21 February 2014

Maybe PATAS will fix the broken NSL parking enforcement contract

being hit in the pocket changes behaviour
Mr Mustard has just read all of yesterday's PATAS appeals for Barnet. Here is one of the decisions:

Mr. Young, the director of the Appellant company, appeared before me this morning in person. He had previously attended on 6 January 2014 when I made the following direction to the Council:

" The Council are to respond to the Appellant's submissions in his Notice of Appeal in writing and in particular address how and when they decided to start enforcing the contravention again and how they communicated this to the Appellant and other residents. Further, they are to attend the adjourned hearing."

The Council has not responded and has not attended this hearing as directed. Mr Young has submitted three sets of further correspondence and submissions - including as to the issue of costs - since the hearing in January and has clearly spent considerable time and effort in making his detailed arguments. I am unimpressed with the Council's failure to respond or to attend today as directed.

Given the abject failure by the Council, I assume that they no longer seek to contest this appeal and it is allowed.

In respect of Mr C's application costs, I note that, again, the Council has failed to respond.

Paragraph 13(1) in Part 2 of the Schedule to the Civil Enforcement of Parking Contraventions (England) Representations and Appeals Regulations 2007 provides that the Adjudicator shall not normally make an order awarding costs and expenses, but may make such an order-

(a) against a party (including an appellant who has withdrawn his appeal or an enforcement authority which has consented to an appeal being allowed) if he is of the opinion that that party has acted frivolously or vexatiously or that his conduct in making, pursuing or resisting an appeal was wholly unreasonable; or

(b) against an enforcement authority where he considers that the disputed decision was wholly unreasonable.

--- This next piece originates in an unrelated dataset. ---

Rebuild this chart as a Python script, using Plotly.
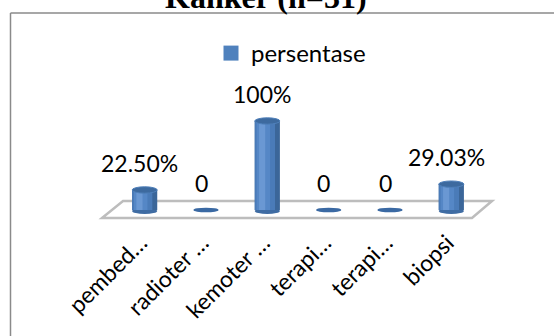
import plotly.graph_objects as go

# ---- data ----
categories = ["pembed…", "radioter …", "kemoter …", "terapi…", "terapi…", "biopsi"]
values = [22.50, 0, 100, 0, 0, 29.03]
value_labels = ["22.50%", "0", "100%", "0", "0", "29.03%"]
series_name = "persentase"
title_text = "Kanker (n=31)"

# ---- geometry helpers ----
W, H = 554, 336
ML, MR, MT, MB = 114, 72, 94, 116
PW, PH = W - ML - MR, H - MT - MB
Y0PX, SCALE = 210, 0.89          # pixel of value 0, px per unit
YMAX = (Y0PX - MT) / SCALE
YMIN = -(MT + PH - Y0PX) / SCALE

def px_x(px):
    return (px - ML) / PW

def px_y(py):
    return (MT + PH - py) / PH

def hy(p):    # pixel height -> data units
    return p / SCALE

xs = list(range(len(categories)))
FONT = "Lato"

fig = go.Figure()
bw = 0.41
layers = [  # (width, offset from left edge, colour)
    (bw, 0.0, "#3B6699"),
    (0.33, 0.0, "#4A7BB8"),
    (0.22, 0.03, "#5587C6"),
    (0.10, 0.07, "#6A98D3"),
]
for w, off, col in layers:
    fig.add_trace(go.Bar(x=xs, y=values, width=w, offset=-bw / 2 + off,
                         marker=dict(color=col, line=dict(width=0)),
                         showlegend=False, hoverinfo="skip"))
# legend entry
fig.add_trace(go.Scatter(x=[None], y=[None], mode="markers", name=series_name,
                         marker=dict(symbol="square", size=15, color="#4F81BD")))

shapes = []
# frame
shapes.append(dict(type="line", xref="paper", yref="paper",
                   x0=px_x(10.5), x1=px_x(W + 5), y0=px_y(13), y1=px_y(13),
                   line=dict(color="#8A8A8A", width=1.5)))
shapes.append(dict(type="line", xref="paper", yref="paper",
                   x0=px_x(10.5), x1=px_x(10.5), y0=px_y(13), y1=px_y(H + 5),
                   line=dict(color="#8A8A8A", width=1.5)))
# floor (paper refs so it is not clipped to the plot area)
floor = [(123, 201), (492, 201), (472, 218), (102, 218)]
path = "M " + " L ".join(f"{px_x(a):.4f},{px_y(b):.4f}" for a, b in floor) + " Z"
shapes.append(dict(type="path", xref="paper", yref="paper", path=path, layer="below",
                   fillcolor="white", line=dict(color="#BDBDBD", width=2.5)))
for i, v in zip(xs, values):
    if v > 0:
        # rounded bottom of cylinder
        shapes.append(dict(type="circle", xref="x", yref="y", layer="below",
                           x0=i - bw / 2, x1=i + bw / 2, y0=-hy(4), y1=hy(2),
                           fillcolor="#3F6CA3", line=dict(width=0)))
        # top of cylinder
        shapes.append(dict(type="circle", xref="x", yref="y", layer="above",
                           x0=i - bw / 2, x1=i + bw / 2, y0=v - hy(3.2), y1=v + hy(3.2),
                           fillcolor="#3D6A9F", line=dict(color="#4F80BA", width=1)))
    else:
        # flat disc for zero values
        shapes.append(dict(type="circle", xref="x", yref="y", layer="above",
                           x0=i - bw / 2, x1=i + bw / 2, y0=v - hy(2.3), y1=v + hy(2.3),
                           fillcolor="#3A69A3", line=dict(width=0)))

annotations = []
for i, v, t in zip(xs, values, value_labels):
    annotations.append(dict(x=i, y=v, xref="x", yref="y", text=t, showarrow=False,
                            xanchor="center", yanchor="bottom", xshift=-5, yshift=11,
                            font=dict(family=FONT, size=23, color="black")))
annotations.append(dict(x=px_x(266), y=px_y(17), xref="paper", yref="paper",
                        text=f"<b>{title_text}</b>", showarrow=False,
                        xanchor="center", yanchor="bottom",
                        font=dict(family="Liberation Serif", size=32, color="black")))

fig.update_layout(
    width=W, height=H,
    margin=dict(l=ML, r=MR, t=MT, b=MB),
    paper_bgcolor="white", plot_bgcolor="rgba(0,0,0,0)",
    barmode="overlay",
    shapes=shapes, annotations=annotations,
    showlegend=True,
    legend=dict(x=px_x(211), y=px_y(31), xanchor="left", yanchor="top",
                font=dict(family=FONT, size=24, color="black"),
                bgcolor="rgba(0,0,0,0)"),
    xaxis=dict(range=[-0.5, 5.5], tickmode="array", tickvals=xs, ticktext=categories,
               tickangle=-45, showgrid=False, zeroline=False, showline=False,
               ticks="", tickfont=dict(family=FONT, size=23, color="black"),
               ticklabelshift=-4, ticklabelstandoff=4,
               fixedrange=True),
    yaxis=dict(range=[YMIN, YMAX], showgrid=False, zeroline=False, showline=False,
               showticklabels=False, ticks="", fixedrange=True),
)

fig.write_html("out.html", config={"displayModeBar": False})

I consider the conduct of the Enforcement Authority to have been wholly unreasonable and therefore, I do exercise my power to award costs in this appeal.

The Regulation cited above does not contain any provisions as to the rate to be awarded when an order for costs is made. There is no provision for loss of earnings. However, Adjudicators take as their guidance the Civil Procedure Rules as applied to Small Claims in the County Court. These allow for an award of £18 per hour for a litigant in person (i.e. one not represented by a lawyer) in respect of preparation for and attendance at any hearing, together with reasonable expenses actually incurred.

Mr. Young has limited his claim to £11.06 per hour and I therefore apply that rate to Mr. Young's claim. The Regulation limits any award to "the costs and expenses incurred by that other party in connection with the proceedings".

I consider the hours claimed by Mr. Young in his "Table of Expenses" served with his correspondence of 3 February 2013 (2014?) to be reasonable.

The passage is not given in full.